The psychological blow of losing Salah clearly rocked the Reds, and Loris Karius' two calamitous errors gifted goals to a Madrid team that didn't need any help.

Related: Super-sub Bale inspires Real Madrid to Champions League glory over Liverpool

But it was also a contest decided by individual heroics - as many of Madrid's matches are. Few managers have the luxury of introducing a player of Gareth Bale's quality off the bench. Fewer players still can make as big of an impact as the Welshman did.

His spectacular overhead kick deflated the most confident Liverpool supporter. A hopeless, helpless feeling prevailed, just as it did in the stomachs of Juventus fans who stood idly as Cristiano Ronaldo leaped over Mattia De Sciglio for that quarter-final wonder goal.

No one can stop that - and that is precisely the point. Madrid's march to greatness, supplemented by Saturday's 3-1 win over Liverpool in Kyiv, has largely been fuelled by the sense of inevitability. It's not because Madrid's system is technically better than any other team in the top five European leagues. There's no distinct philosophy about Madrid, no collective enterprise, only a singular focus on being the best. Zidane has let his players be the talented players they are, keeping the instructions to a minimum. It's far away from predecessor Rafa Benitez's rigorous form of management.

"(Zidane) tells us what we need to do in the defensive part and in the game to express ourselves, to keep the ball, to play for the team, and to try to do our best," midfielder Luka Modric said after last year's final.

Unlike contemporaries Pep Guardiola and Antonio Conte, Zidane doesn't motion this way and that or bark at his team every five seconds. He's a beacon of cool, perhaps something he learned as an assistant to the calm Carlo Ancelotti when they won La Decima in 2014. He has unconditional trust in this crop of players, so much so that he started the exact same lineup that took the pitch in Cardiff just 12 months ago.

With the players always at ease, unrestrained by rigid tactics and confident in their abilities, they've done remarkable things.
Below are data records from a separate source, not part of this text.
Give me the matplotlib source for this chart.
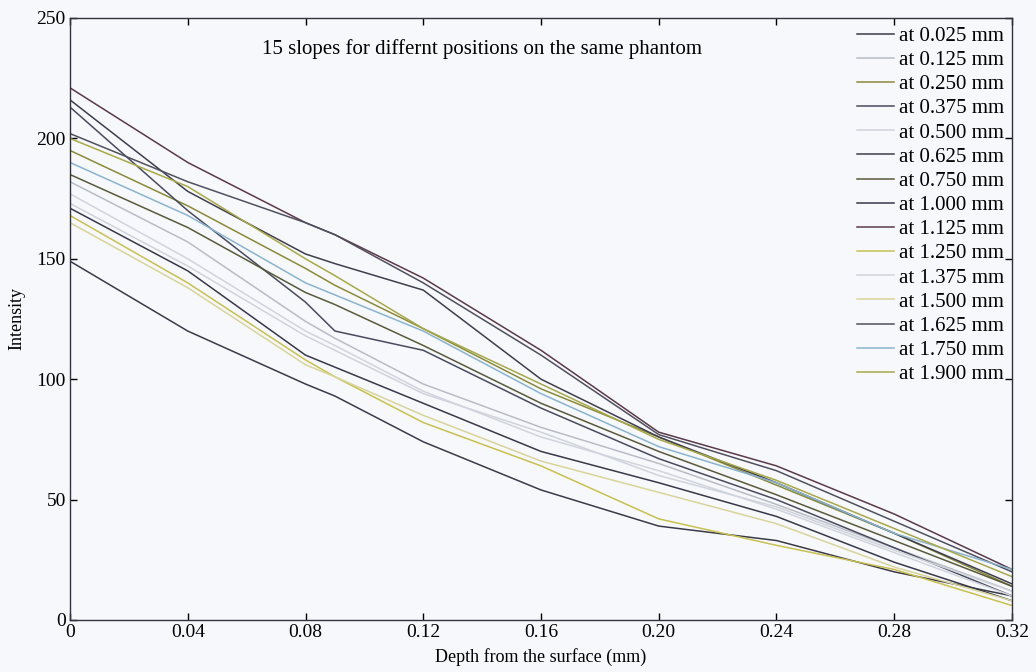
import matplotlib
matplotlib.use('Agg')
import matplotlib.pyplot as plt
import numpy as np

# depth samples (mm)
depth = [0, 0.04, 0.08, 0.09, 0.12, 0.16, 0.20, 0.24, 0.28, 0.32]

labels = ['at 0.025 mm', 'at 0.125 mm', 'at 0.250 mm', 'at 0.375 mm', 'at 0.500 mm',
          'at 0.625 mm', 'at 0.750 mm', 'at 1.000 mm', 'at 1.125 mm', 'at 1.250 mm',
          'at 1.375 mm', 'at 1.500 mm', 'at 1.625 mm', 'at 1.750 mm', 'at 1.900 mm']

# intensity profiles
s025 = [149, 120, 98, 93, 74, 54, 39, 33, 20, 10]
s125 = [182, 157, 124, 117, 98, 80, 65, 48, 30, 12]
s250 = [195, 172, 146, 139, 121, 96, 76, 56, 36, 14]
s375 = [213, 170, 132, 120, 112, 88, 67, 50, 30, 10]
s500 = [173, 147, 118, 112, 94, 78, 60, 47, 29, 12]
s625 = [216, 178, 152, 148, 137, 100, 76, 57, 36, 15]
s750 = [185, 163, 136, 131, 114, 90, 70, 52, 33, 14]
s1000 = [171, 145, 110, 105, 90, 70, 57, 43, 24, 8]
s1125 = [221, 190, 165, 160, 142, 112, 78, 64, 44, 21]
s1250 = [168, 140, 108, 101, 82, 64, 42, 31, 21, 6]
s1375 = [177, 150, 120, 114, 95, 76, 62, 46, 28, 10]
s1500 = [165, 138, 106, 101, 85, 66, 53, 40, 22, 8]
s1625 = [202, 182, 165, 160, 140, 110, 77, 62, 41, 20]
s1750 = [190, 168, 140, 135, 120, 94, 72, 57, 36, 21]
s1900 = [200, 180, 150, 143, 121, 98, 75, 58, 38, 18]

series = [s025, s125, s250, s375, s500, s625, s750, s1000, s1125, s1250,
          s1375, s1500, s1625, s1750, s1900]

colors = ['#3a3a48', '#b8bcc4', '#8a8a3a', '#4a4a5e', '#cfd3da',
          '#3e3e4c', '#5a5a3a', '#383848', '#5a3a4a', '#c8c050',
          '#d0d4dc', '#d8d49a', '#50505e', '#8ab4cc', '#a8a848']

plt.rcParams['font.family'] = ['Liberation Serif', 'DejaVu Serif']

bg = '#f7f8fc'
fig = plt.figure(figsize=(10.36, 6.72), dpi=100, facecolor=bg)
ax = fig.add_axes([70 / 1036, 52 / 672, 942 / 1036, 602 / 672])
ax.set_facecolor(bg)

for y, c, lab in zip(series, colors, labels):
    ax.plot(depth, y, color=c, lw=1.1, label=lab)

ax.set_xlim(0, 0.32)
ax.set_ylim(0, 250)
xt = [0, 0.04, 0.08, 0.12, 0.16, 0.20, 0.24, 0.28, 0.32]
ax.set_xticks(xt)
ax.set_xticklabels(['0', '0.04', '0.08', '0.12', '0.16', '0.20', '0.24', '0.28', '0.32'])
ax.set_yticks([0, 50, 100, 150, 200, 250])
ax.tick_params(direction='in', top=True, right=True, labelsize=14, length=5, width=1, pad=3)
for sp in ax.spines.values():
    sp.set_color('#333340')
    sp.set_linewidth(1)

ax.set_xlabel('Depth from the surface (mm)', fontsize=13, labelpad=5)
ax.set_ylabel('Intensity', fontsize=13, labelpad=8)

ax.text(0.14, 237, '15 slopes for differnt positions on the same phantom',
        fontsize=15, ha='center', va='center')

leg = ax.legend(loc='upper right', frameon=False, fontsize=15, handlelength=1.8,
                handletextpad=0.2, labelspacing=0.22, borderaxespad=0.3,
                borderpad=0.1)

fig.savefig('out.png', dpi=100, facecolor=bg)
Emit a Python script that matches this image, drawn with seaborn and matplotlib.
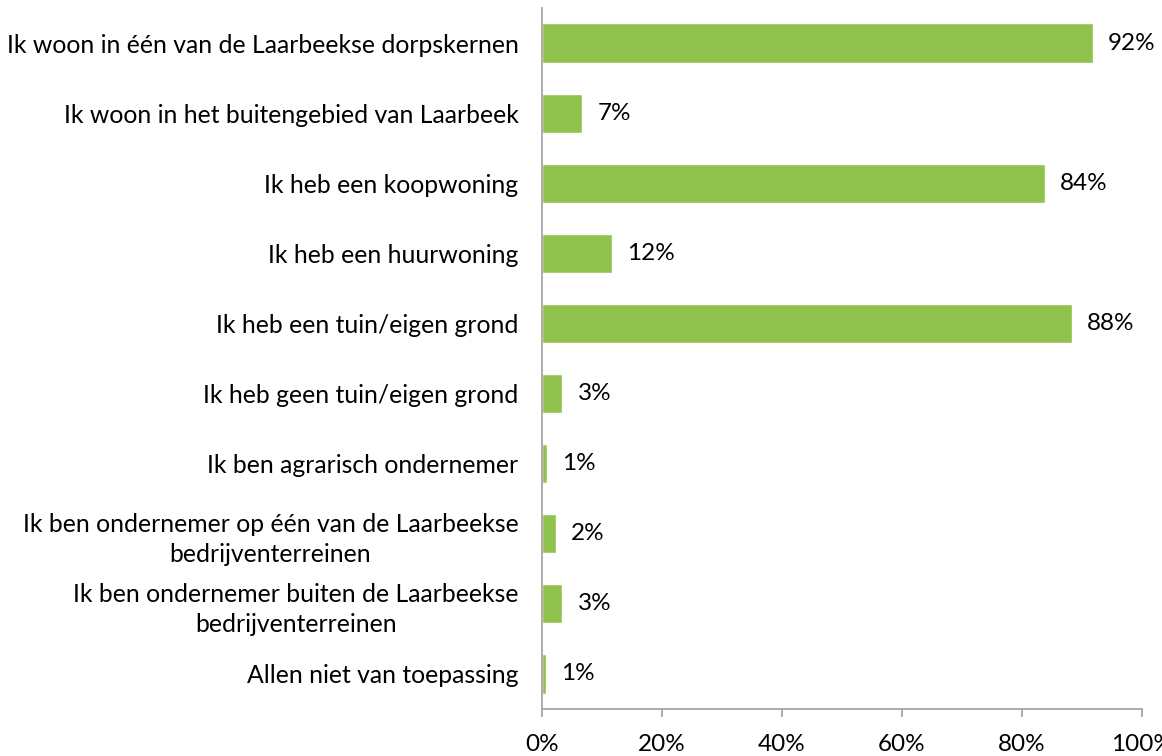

Zidane has even managed to stimulate his players on the bench, to keep them positive despite a lack of minutes. Bale's overhead kick was ridiculous, but his audacious outside-the-boot pass late in the match was just as indicative of Madrid's uninhibited spirit.

Then there is the supporting cast. Modric didn't put a foot wrong. His passes were simple and effective, and he continuously spun his way out of trouble. Isco was allowed to roam about the pitch and Karim Benzema, whistled and jeered by Madrid's faithful for an apparent lack of goals, did what a striker is supposed to do, showing an alertness of mind to deflect Karius' misguided throw into the net.

Ronaldo didn't have to be at his best because when one Madrid player is struggling, there's another producing the goods. It's a relay race of talent.

That's also the reason why this particular side isn't considered among the best ever. It's not yet spoken in the same reverent tones as the Ajax of the 1970s or the AC Milan of the late '80s or the Barcelona of the late 2000s. It's missing that systematic dominance that defines those teams, as well as a style that's easy on the eye.

And yet it's not accurate to say Madrid fluked its way to another final. Zidane's men dispatched the winners of Ligue 1, Serie A, and the Bundesliga en route to Kyiv. That's more than luck. Madrid made it three Champions League titles in a row by scoring in big moments and limiting the errors it made along the way. A simple, if not fancy, formula.

Winning is just ingrained in Madrid's soul. The destination always counts more than the journey.